Some people are smart.  Some people are smart and educated.  Some people are smart,educated, and nice.  Carolyn McClanahan is one of the latter.  Trained as a medical doctor, she subsequently became certified as a financial planner, combining two arcane disciplines into something understandable.  She also writes a blog, and here is the link to a particularly interesting blog entry about Trump's views on healthcare:  

(Please "cut and paste" it into your URL box.)

I Was Wrong

I predicted Donald Trump would surely implode long before now, but he is now the presumptive nominee.  Kudos to him on that accomplishment!

But, why are my many Republican friends bouncing between despair and embarrassment?  My many Democratic friends seem to be bouncing between glee and rapture.

I would caution my Democratic friends not to be so optimistic.  I dismissed Trump when he badly trashed the former nominee and 5-year POW John McCain.  That was a bright red line for me!  I thought the good Republican voters would feel the same way, about trashing a genuine American hero.  I was wrong!  Promising everything to everybody is always a winning strategy.

Apparently, it is okay to trash anybody . . . except Trump.

Tuesday, May 3, 2016

Negative Interest Rates

The concept of negative interest rates is getting a lot of attention in the financial press and on Wall Street.  This reflects just how "upside-down" the world has become.  Imagine going to the bank for a car loan.  You still have to pay it back, but they will pay YOU interest for borrowing the money, reducing the monthly payment.  Who wouldn't do that?

Clearly, the purpose of negative interest rates is to increase borrowing, but that can be analogous to "pushing on a string."  You cannot make businesses or people borrow, if they fear the future.  Negative interest rates would increase the supply of funds to be borrowed but not necessarily the demand to actually borrow those funds.  Six central banks have already adopted the concept, but it is still too soon to gauge any success.  The Fed has said it is simply studying the concept.

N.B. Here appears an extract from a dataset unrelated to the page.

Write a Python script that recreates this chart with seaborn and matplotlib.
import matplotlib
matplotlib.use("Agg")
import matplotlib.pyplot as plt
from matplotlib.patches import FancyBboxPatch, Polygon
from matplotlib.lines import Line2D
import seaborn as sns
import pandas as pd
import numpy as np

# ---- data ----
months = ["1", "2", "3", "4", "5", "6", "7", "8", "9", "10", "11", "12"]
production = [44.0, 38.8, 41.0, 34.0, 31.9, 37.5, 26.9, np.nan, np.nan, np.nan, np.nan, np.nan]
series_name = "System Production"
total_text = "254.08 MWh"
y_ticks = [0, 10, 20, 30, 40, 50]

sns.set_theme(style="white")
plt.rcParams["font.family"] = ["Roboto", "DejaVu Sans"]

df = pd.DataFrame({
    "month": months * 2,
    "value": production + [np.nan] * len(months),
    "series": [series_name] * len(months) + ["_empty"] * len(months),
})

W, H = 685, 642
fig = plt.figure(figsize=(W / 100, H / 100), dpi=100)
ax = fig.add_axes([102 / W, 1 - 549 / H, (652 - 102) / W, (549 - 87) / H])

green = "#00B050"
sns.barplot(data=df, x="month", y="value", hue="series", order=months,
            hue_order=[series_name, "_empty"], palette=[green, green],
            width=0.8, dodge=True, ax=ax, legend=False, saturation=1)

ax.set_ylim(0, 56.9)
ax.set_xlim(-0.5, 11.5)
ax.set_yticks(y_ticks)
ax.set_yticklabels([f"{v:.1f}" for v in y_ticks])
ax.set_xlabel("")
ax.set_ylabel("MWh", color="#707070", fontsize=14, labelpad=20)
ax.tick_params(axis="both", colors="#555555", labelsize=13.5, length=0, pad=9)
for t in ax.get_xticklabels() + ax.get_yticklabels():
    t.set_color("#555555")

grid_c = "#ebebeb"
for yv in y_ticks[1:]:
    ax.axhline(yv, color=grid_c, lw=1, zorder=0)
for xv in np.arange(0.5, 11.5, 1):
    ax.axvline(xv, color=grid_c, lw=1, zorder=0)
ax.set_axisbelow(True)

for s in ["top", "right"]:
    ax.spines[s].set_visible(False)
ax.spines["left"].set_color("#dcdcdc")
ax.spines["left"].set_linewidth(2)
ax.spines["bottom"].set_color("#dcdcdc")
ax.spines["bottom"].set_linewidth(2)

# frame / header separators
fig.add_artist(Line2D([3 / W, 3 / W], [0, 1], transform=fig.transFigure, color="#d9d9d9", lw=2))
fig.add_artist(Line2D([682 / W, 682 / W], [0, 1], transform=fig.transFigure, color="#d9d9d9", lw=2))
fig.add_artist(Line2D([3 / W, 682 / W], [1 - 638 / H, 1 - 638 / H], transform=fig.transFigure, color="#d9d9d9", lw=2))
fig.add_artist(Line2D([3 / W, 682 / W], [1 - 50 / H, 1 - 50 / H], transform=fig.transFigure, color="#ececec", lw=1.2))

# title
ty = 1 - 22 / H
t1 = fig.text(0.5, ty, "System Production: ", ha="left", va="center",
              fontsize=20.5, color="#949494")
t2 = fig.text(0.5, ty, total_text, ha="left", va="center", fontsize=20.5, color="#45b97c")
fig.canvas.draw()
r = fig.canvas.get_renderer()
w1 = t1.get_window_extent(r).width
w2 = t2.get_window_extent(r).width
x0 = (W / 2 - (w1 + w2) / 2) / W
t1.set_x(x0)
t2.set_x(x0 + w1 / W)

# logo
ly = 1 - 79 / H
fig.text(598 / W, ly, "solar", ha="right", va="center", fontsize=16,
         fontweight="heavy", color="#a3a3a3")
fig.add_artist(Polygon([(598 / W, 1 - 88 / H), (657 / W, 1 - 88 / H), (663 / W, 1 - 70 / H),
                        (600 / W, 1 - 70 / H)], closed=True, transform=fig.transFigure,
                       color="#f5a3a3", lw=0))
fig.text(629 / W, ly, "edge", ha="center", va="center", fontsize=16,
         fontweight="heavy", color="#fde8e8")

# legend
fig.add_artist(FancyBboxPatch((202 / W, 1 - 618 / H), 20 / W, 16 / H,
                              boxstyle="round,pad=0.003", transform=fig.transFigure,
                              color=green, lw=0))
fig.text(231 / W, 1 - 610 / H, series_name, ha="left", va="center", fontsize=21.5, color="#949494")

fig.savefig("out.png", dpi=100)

Is pushing down interest rates good for the economy?  If so, how much?  Former Fed Head Ben Bernanke said modestly negative rates will have no effect.  How much longer should savers be penalized with low rates?  Does the interest rates on bonds really reflect the underlying credit risk?  I think not, and this greatly affects the traditional asset allocation between stocks and bonds.  Does that increase risk for the average investor?  Probably!

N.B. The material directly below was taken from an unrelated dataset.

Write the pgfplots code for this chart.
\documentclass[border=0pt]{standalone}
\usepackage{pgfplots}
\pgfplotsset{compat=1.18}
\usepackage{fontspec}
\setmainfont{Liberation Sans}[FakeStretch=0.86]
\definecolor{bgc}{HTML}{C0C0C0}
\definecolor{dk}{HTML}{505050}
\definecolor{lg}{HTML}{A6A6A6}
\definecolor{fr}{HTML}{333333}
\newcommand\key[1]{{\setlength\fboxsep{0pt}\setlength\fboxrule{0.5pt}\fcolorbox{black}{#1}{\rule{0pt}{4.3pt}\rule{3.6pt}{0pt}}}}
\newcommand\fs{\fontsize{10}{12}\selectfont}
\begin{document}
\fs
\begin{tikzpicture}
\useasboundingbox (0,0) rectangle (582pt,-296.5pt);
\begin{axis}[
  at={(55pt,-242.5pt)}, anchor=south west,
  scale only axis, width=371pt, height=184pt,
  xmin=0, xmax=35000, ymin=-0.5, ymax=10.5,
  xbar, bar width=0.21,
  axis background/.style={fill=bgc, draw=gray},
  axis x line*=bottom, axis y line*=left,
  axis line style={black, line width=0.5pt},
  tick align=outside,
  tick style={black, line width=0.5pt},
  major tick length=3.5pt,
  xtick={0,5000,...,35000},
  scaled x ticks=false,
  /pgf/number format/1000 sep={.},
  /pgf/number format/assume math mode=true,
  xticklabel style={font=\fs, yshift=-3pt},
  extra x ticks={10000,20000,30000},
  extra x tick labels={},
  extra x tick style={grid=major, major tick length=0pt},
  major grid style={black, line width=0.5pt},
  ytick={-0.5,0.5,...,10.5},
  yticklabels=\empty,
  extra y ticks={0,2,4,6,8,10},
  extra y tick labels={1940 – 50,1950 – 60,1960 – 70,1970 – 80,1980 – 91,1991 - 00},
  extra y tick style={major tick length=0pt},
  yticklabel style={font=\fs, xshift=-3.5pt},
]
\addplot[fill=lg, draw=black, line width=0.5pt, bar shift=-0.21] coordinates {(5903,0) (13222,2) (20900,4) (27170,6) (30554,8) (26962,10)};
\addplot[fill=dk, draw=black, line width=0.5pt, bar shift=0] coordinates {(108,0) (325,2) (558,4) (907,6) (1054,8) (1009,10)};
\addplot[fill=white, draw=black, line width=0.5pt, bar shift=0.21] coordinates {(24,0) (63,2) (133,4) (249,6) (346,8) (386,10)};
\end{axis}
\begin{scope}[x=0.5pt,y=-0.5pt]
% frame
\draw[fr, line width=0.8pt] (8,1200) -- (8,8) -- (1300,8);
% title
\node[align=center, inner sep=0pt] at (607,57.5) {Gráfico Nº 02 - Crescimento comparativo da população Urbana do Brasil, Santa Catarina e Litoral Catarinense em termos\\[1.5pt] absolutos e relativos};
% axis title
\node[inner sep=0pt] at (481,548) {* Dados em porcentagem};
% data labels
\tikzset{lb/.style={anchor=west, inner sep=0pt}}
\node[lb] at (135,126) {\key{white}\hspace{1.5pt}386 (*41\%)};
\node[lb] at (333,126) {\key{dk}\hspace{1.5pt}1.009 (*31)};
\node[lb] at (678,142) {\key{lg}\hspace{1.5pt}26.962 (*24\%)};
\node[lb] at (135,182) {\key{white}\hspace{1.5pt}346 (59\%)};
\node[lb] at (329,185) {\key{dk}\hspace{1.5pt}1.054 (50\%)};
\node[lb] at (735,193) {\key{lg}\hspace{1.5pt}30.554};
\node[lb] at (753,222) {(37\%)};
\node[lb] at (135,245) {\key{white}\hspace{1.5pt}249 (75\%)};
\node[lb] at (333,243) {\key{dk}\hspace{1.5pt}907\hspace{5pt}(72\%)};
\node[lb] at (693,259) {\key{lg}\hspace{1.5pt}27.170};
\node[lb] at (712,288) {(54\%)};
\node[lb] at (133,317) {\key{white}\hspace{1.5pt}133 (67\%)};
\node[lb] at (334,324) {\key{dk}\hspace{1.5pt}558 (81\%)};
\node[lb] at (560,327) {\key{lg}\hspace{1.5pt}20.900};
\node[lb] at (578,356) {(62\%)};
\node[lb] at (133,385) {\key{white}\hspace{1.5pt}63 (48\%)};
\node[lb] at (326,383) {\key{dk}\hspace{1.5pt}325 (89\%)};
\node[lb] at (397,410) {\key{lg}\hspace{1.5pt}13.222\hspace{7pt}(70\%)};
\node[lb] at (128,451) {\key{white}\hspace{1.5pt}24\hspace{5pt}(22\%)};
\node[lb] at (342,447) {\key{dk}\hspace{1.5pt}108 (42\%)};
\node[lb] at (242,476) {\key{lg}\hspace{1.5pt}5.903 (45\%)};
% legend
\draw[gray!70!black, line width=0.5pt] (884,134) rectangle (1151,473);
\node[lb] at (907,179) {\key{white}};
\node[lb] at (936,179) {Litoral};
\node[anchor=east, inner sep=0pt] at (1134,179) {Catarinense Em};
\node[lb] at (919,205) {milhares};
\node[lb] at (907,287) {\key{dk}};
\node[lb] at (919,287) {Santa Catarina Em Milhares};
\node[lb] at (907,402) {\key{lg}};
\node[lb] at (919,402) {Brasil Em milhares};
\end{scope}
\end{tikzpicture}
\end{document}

Plus, banks are more likely to lend money, when they are already profitable.  Negative interest rates would actually reduce profitability of banks, because the Fed would no longer pay banks for their reserves held at the Fed and would require banks to pay the Fed for the privilege of leaving money at the Fed.  Bank of America estimates its earnings-per-share (EPS) would drop 7%.  Instead of encouraging loan growth, negative interest rates may discourage loan growth.  In addition, other banking fees paid by customers are almost certain to increase.

Economists are busy cranking up arcane econometric models of negative interest rates, but nobody really knows the impact.  The great unknown revolves around the impact such interest rates will have on the velocity of money or how many times will the money supply be used in a year.  Nobody knows.

Investment genius Warren Buffett also has a genius for crystallizing complex subjects.  He said negative interest rates make money in the mattress more valuable than money in the bank.  He's right, because you don't have to pay your mattress to store your money.

From my perspective, this is the turning point, when monetary policy is virtually exhausted, and the economy can wait no longer for fiscal policy, which is controlled by Congress.  If Congress remains impotent, the Fed may be forced to buy a little extra time by using negative interest rates, but I hope not.  Negative interest rates are not good . . . unless you are desperate!